Il faut oser se mesurer à ceux qui nous inspirent. Topor racontait qu’un jeune dessinateur veut toujours peu ou prou ressembler aux artistes qu’il admire, alors il imite Léonard de Vinci ou d’autres, et finalement, la différence entre Vinci et lui, c’est lui.

Oui. C’est cela. Il y a à la base de toute création un mélange de doute et de confiance en soi. Il faut des deux. Mais la proportion peut énormément varier en fonction de l’humeur, des circonstances. Il faut se débrouiller avec ça.

Topor, extrait de La Vérité sur Max Lampin, Pauvert, 1968,
repris dans Strips panique, Wombat, 2014

Aviez-vous des artistes dans votre famille ?

Mon père n’était pas artiste de profession mais il dessinait assez bien. Et il aimait bien bricoler. Il faisait des objets, des petites sculptures. J’ai également un cousin qui est un bon musicien. Ma famille est de l’Est de la France ; travailleurs dans les mines et les usines sidérurgiques. Il y avait des velléités artistiques dans la famille mais dans leur milieu tu arrêtais l’école à 16 ans pour aller travailler. Il était hors de question de faire quoi que ce soit d’autre. Il n’y avait tout simplement pas les moyens économiques pour payer les études. Mon père n’étant pas un rebelle, ça n’a pas été un crève-cœur pour lui de ne pas être artiste. Certaines conditions structurelles sont nécessaires pour oser entreprendre une profession artistique. Je ne sais pas s’il m’a transmis l’envie de dessiner. Je crois que tous les êtres humains dessinent au départ. Et après il y en a qui arrêtent. Plutôt que de demander aux dessinateurs quand ils ont commencé à dessiner, il faudrait poser la question à ceux qui ont cessé de le faire.

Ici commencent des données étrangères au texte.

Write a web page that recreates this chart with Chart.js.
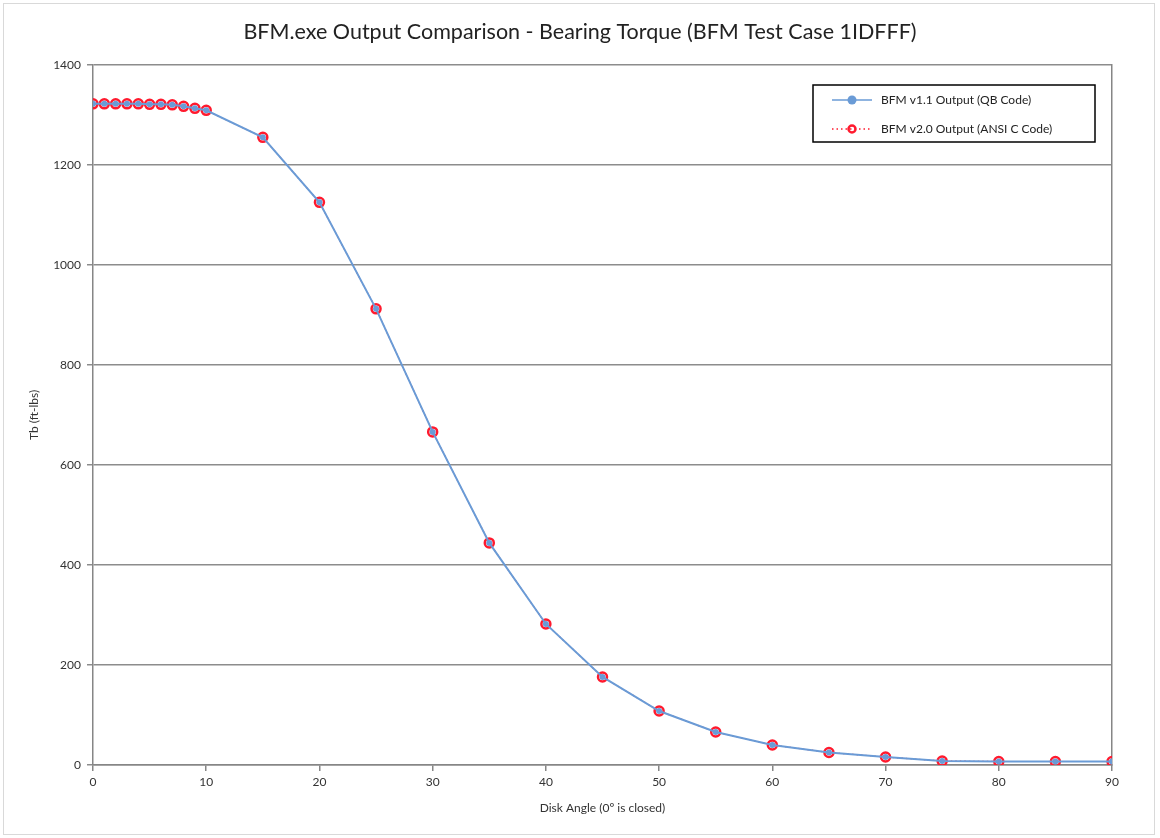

Tous les gens qui dessinent ne choisissent pas d’en vivre. A quel moment avez-vous pris la décision de vous engager professionnellement dans cette voie ?

Je n’ai pas vraiment le sentiment de l’avoir décidé. Comme la plupart des enfants, je voulais être pompier, puis vétérinaire, puis, plus tard, paléontologue. Mais il aurait probablement été absurde que j’entreprenne des études de paléontologie alors que je passais mon temps à dessiner. Un jour, en permanence, il y a un pion qui a remarqué mes dessins. Les trouvant bien, il m’a proposé de les montrer à l’un de ses copains qui faisait un fanzine. Je n’ai plus eu de nouvelles du type au fanzine durant plusieurs jours. J’ai alors convaincu mon père de m’amener en voiture pour le rencontrer. Je me suis retrouvé devant un grand gaillard à cheveux longs, une barbichette à la Belzébuth et des lunettes bizarres. Il était physiquement fascinant. Et c’est ce type qui m’a donné une brochure de l’Onisep (l’Office National d’Information Enseignements et Professions) avec des renseignements sur les métiers d’art. Suite à cela j’ai demandé à mes parents de pouvoir passer le concours de l’école Duperré à Paris. Étant donné qu’une de mes tantes vivait à en région parisienne, ils s’étaient dit que ce serait l’occasion de passer la voir. Il se peut que mes parents aient eu à cœur de me voir faire quelque chose qu’ils n’avaient pu eux-mêmes se permettre de réaliser. J’ai eu le concours et mes parents m’ont alors soutenu pour subvenir aux besoins qu’engendrent de telles études. Duperré est une école publique, donc ça n’était pas trop la question de l’inscription mais il fallait payer un loyer, la bouffe, etc. Et l’école ça ne sert pas tant à savoir dessiner, car cela on pourrait éventuellement l’apprendre seul à force de travail, mais c’est de se constituer des amitiés et des réseaux, de confronter des idées. Pour ces raisons, faire une école peut être important et stimulant. Pour moi, ça l’a été.

Quelles ont alors été vos rencontres déterminantes ?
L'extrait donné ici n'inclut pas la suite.